[The task]
Every line below is to be copied exactly, with the pictures left out.

▬▬▬▬▬▬▬▬▬▬

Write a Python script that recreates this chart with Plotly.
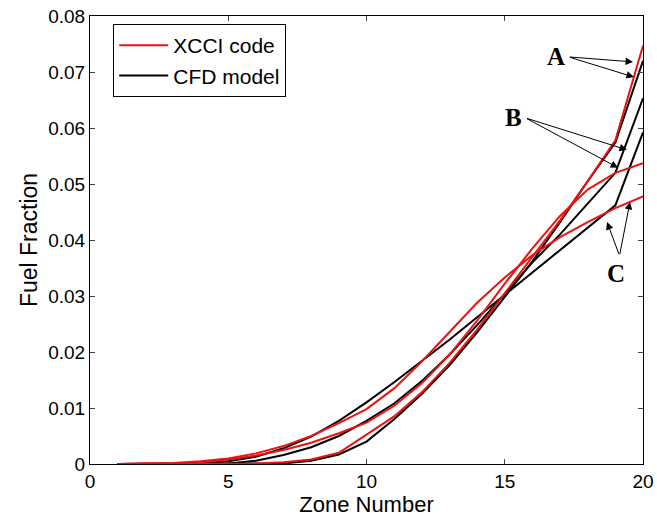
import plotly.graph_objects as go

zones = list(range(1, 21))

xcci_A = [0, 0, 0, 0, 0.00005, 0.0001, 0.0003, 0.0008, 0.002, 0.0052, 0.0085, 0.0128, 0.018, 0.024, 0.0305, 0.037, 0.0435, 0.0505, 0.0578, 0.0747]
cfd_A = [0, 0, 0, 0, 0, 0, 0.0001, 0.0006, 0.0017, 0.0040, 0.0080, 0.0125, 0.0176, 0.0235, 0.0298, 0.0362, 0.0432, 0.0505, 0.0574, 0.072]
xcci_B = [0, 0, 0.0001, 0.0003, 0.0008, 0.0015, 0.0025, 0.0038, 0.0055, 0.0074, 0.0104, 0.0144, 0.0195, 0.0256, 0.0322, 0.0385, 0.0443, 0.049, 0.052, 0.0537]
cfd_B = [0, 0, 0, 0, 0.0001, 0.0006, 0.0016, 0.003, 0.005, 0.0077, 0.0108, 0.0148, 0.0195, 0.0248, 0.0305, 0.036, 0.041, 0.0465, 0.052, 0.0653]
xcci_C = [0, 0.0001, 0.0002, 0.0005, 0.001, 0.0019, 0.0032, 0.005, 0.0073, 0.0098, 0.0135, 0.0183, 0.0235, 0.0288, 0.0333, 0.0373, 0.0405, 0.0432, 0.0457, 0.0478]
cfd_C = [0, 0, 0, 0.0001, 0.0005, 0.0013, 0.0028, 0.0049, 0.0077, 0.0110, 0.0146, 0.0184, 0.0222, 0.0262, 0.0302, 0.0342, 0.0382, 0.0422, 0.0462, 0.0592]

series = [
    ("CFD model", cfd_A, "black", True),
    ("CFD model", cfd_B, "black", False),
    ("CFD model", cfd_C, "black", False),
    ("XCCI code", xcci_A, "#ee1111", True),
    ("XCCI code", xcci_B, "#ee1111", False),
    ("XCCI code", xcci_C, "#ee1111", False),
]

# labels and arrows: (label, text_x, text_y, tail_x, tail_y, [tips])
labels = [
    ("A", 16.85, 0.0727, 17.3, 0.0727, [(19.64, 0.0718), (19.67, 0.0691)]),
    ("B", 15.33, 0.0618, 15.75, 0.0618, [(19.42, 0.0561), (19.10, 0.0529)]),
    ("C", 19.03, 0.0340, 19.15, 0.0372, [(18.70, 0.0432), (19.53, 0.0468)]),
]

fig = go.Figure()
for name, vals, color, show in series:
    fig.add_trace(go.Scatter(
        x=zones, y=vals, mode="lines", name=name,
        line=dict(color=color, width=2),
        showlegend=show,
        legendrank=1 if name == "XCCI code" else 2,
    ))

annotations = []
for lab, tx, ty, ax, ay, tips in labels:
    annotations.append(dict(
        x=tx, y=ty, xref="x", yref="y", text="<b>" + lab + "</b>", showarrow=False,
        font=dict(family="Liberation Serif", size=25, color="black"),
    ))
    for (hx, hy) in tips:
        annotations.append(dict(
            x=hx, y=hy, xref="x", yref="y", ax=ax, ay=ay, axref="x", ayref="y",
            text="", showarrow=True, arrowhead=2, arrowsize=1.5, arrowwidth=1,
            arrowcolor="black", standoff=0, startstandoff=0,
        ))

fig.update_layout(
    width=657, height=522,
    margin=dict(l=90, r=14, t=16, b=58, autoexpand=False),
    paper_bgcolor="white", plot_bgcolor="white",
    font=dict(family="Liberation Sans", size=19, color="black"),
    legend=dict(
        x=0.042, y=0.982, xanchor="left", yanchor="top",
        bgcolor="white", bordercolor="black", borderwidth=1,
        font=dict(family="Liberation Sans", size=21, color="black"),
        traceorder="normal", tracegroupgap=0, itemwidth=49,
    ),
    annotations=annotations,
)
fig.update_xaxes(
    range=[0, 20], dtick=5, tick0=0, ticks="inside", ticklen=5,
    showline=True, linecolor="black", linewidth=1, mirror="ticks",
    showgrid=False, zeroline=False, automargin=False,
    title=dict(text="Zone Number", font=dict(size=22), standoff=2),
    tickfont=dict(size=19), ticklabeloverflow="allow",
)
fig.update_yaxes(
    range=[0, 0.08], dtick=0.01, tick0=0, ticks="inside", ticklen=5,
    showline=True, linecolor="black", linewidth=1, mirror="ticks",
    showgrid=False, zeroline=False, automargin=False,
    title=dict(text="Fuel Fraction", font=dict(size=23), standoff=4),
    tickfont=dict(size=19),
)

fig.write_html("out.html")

▬▬▬▬▬▬▬▬▬▬

[Answer below]
Write a Python script that recreates this chart with Plotly.
import plotly.graph_objects as go

zones = list(range(1, 21))

xcci_A = [0, 0, 0, 0, 0.00005, 0.0001, 0.0003, 0.0008, 0.002, 0.0052, 0.0085, 0.0128, 0.018, 0.024, 0.0305, 0.037, 0.0435, 0.0505, 0.0578, 0.0747]
cfd_A = [0, 0, 0, 0, 0, 0, 0.0001, 0.0006, 0.0017, 0.0040, 0.0080, 0.0125, 0.0176, 0.0235, 0.0298, 0.0362, 0.0432, 0.0505, 0.0574, 0.072]
xcci_B = [0, 0, 0.0001, 0.0003, 0.0008, 0.0015, 0.0025, 0.0038, 0.0055, 0.0074, 0.0104, 0.0144, 0.0195, 0.0256, 0.0322, 0.0385, 0.0443, 0.049, 0.052, 0.0537]
cfd_B = [0, 0, 0, 0, 0.0001, 0.0006, 0.0016, 0.003, 0.005, 0.0077, 0.0108, 0.0148, 0.0195, 0.0248, 0.0305, 0.036, 0.041, 0.0465, 0.052, 0.0653]
xcci_C = [0, 0.0001, 0.0002, 0.0005, 0.001, 0.0019, 0.0032, 0.005, 0.0073, 0.0098, 0.0135, 0.0183, 0.0235, 0.0288, 0.0333, 0.0373, 0.0405, 0.0432, 0.0457, 0.0478]
cfd_C = [0, 0, 0, 0.0001, 0.0005, 0.0013, 0.0028, 0.0049, 0.0077, 0.0110, 0.0146, 0.0184, 0.0222, 0.0262, 0.0302, 0.0342, 0.0382, 0.0422, 0.0462, 0.0592]

series = [
    ("CFD model", cfd_A, "black", True),
    ("CFD model", cfd_B, "black", False),
    ("CFD model", cfd_C, "black", False),
    ("XCCI code", xcci_A, "#ee1111", True),
    ("XCCI code", xcci_B, "#ee1111", False),
    ("XCCI code", xcci_C, "#ee1111", False),
]

# labels and arrows: (label, text_x, text_y, tail_x, tail_y, [tips])
labels = [
    ("A", 16.85, 0.0727, 17.3, 0.0727, [(19.64, 0.0718), (19.67, 0.0691)]),
    ("B", 15.33, 0.0618, 15.75, 0.0618, [(19.42, 0.0561), (19.10, 0.0529)]),
    ("C", 19.03, 0.0340, 19.15, 0.0372, [(18.70, 0.0432), (19.53, 0.0468)]),
]

fig = go.Figure()
for name, vals, color, show in series:
    fig.add_trace(go.Scatter(
        x=zones, y=vals, mode="lines", name=name,
        line=dict(color=color, width=2),
        showlegend=show,
        legendrank=1 if name == "XCCI code" else 2,
    ))

annotations = []
for lab, tx, ty, ax, ay, tips in labels:
    annotations.append(dict(
        x=tx, y=ty, xref="x", yref="y", text="<b>" + lab + "</b>", showarrow=False,
        font=dict(family="Liberation Serif", size=25, color="black"),
    ))
    for (hx, hy) in tips:
        annotations.append(dict(
            x=hx, y=hy, xref="x", yref="y", ax=ax, ay=ay, axref="x", ayref="y",
            text="", showarrow=True, arrowhead=2, arrowsize=1.5, arrowwidth=1,
            arrowcolor="black", standoff=0, startstandoff=0,
        ))

fig.update_layout(
    width=657, height=522,
    margin=dict(l=90, r=14, t=16, b=58, autoexpand=False),
    paper_bgcolor="white", plot_bgcolor="white",
    font=dict(family="Liberation Sans", size=19, color="black"),
    legend=dict(
        x=0.042, y=0.982, xanchor="left", yanchor="top",
        bgcolor="white", bordercolor="black", borderwidth=1,
        font=dict(family="Liberation Sans", size=21, color="black"),
        traceorder="normal", tracegroupgap=0, itemwidth=49,
    ),
    annotations=annotations,
)
fig.update_xaxes(
    range=[0, 20], dtick=5, tick0=0, ticks="inside", ticklen=5,
    showline=True, linecolor="black", linewidth=1, mirror="ticks",
    showgrid=False, zeroline=False, automargin=False,
    title=dict(text="Zone Number", font=dict(size=22), standoff=2),
    tickfont=dict(size=19), ticklabeloverflow="allow",
)
fig.update_yaxes(
    range=[0, 0.08], dtick=0.01, tick0=0, ticks="inside", ticklen=5,
    showline=True, linecolor="black", linewidth=1, mirror="ticks",
    showgrid=False, zeroline=False, automargin=False,
    title=dict(text="Fuel Fraction", font=dict(size=23), standoff=4),
    tickfont=dict(size=19),
)

fig.write_html("out.html")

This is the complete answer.